Analysis: Criminalizing kids’ behaviour raises important questions

Analysis: Criminalizing kids’ behaviour raises important questions

By Robert Frank
www.thesuburban.com

Better destroy and delete all your photos of your toddler taking a bath.

When Canada’s criminal justice system swooped down in dawn raids on ten teen Laval boys aged 13-15, Nov. 14, it stirred hornet’s nest of questions about the intent and application of the country’s child pornography laws.

The charges have attracted worldwide attention and how they affect jurisprudence might one day have to be settled by the Supreme Court. The law so broad-ranging in its definition of child pornography—images of the genitals of anyone under 18—that courts could interpret innocent imagery in most people’s photo albums as salacious.

Boys and girls are supposed to be equal before the law, yet only the boys have been charged, despite acknowledgement that it was the girls who took and transmitted the saucy photos of themselves—actions that under the Criminal Code could be considered just as illegal as possessing and publishing those same images.

Sir Wilfred Laurier School Board spokeswoman Maxeen Jolin corroborated reports that the girls have alleged that peer pressure prompted them to take and transmit the saucy images.

Since making and conveying child pornography is illegal, this raises the question as to what extent peer pressure exculpates an individual from a crime, as well as to whether peers consenting to share explicit photos ought to be criminalized.

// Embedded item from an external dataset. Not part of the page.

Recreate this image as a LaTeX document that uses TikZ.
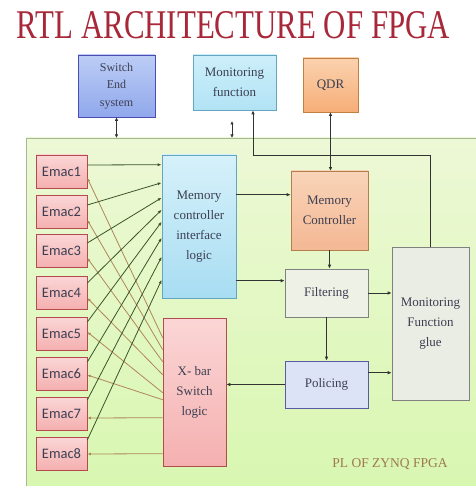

Another question is whether laws that most people thought were meant to prevent perverts from exploiting the innocent are being used as a sledgehammer against puerile prurient interest in peers that has remained unchanged since biblical times.

According to Laval Police Const. Nathalie Lorrain, the frenzy started after a school official spotted one of the boys “showing sexually explicit photos of seven young girls.”

Girls’ parents enraged

“Their parents were called in,” she said, “We identified the girls and went to their homes. Most of the girls said ‘I didn’t send this boy my picture; I sent it to my boyfriend or some other guy.’ Some of the boyfriends asked their girlfriends to send them sexually explicit photos. The network of ten boys would then share it among themselves. Just from the fact that they were sharing the pictures, it is pornography. That is how we can accuse them of distribution, fabrication and possession. Those are the charges that will be laid under the Criminal Code.”

“There was no evidence that they were selling the photos,” Const. Lorrain continued. “There was no intimidation. No threat. But they were very insistent at some points.”

However, the Criminal Code doesn’t require any pecuniary interest for naughty photos to qualify as kiddie porn. Moneymaking only comes into play when it’s time to sentence someone who has been convicted.

She added that the arrests have nothing to do with juvenile prostitution.

“Juvenile prostitution is still a problem in Laval, but there’s no connection in this case.”

“One of the girls who didn’t want to send her picture thought that she would be protected by using [a service called] Snapchat,” she explained. “The image appears on the phone for ten seconds, then disappears—but the boys [circumvented that by] taking screen captures.”

“The parents are very mad at the girls,” Const. Lorrain said. “That is why we acted fairly quickly. We wanted to stop the spread of the pictures before it went too far and too many people had their hands on them. We wanted this to be big to pass the prevention message to parents about what can happen.”

Indeed, police can file child pornography charges merely if they find an offending photo on your computer. That dimension of the law makes it easy in theory to incriminate someone simply by remotely planting illegal images on their computer—a phenomenon that has already reared its ugly head in the United States—an Internet attack which is fiendishly hard to prove.

Police have seized the computers, tablets and Smartphones they found when they raided the boys homes last week.

Jolin said that while the Sir Wilfred Laurier School Board awaits the outcome of the ongoing police investigation, it has initiated a series of seminars for concerned high-school parents.

“It’s called Parenting a 21st-century teen,” she said.






Laval Police arrested ten young teen boys, Nov. 14, after girlfriends told their parents and police that they had been pressured into taking and transmitting salacious photos of themselves.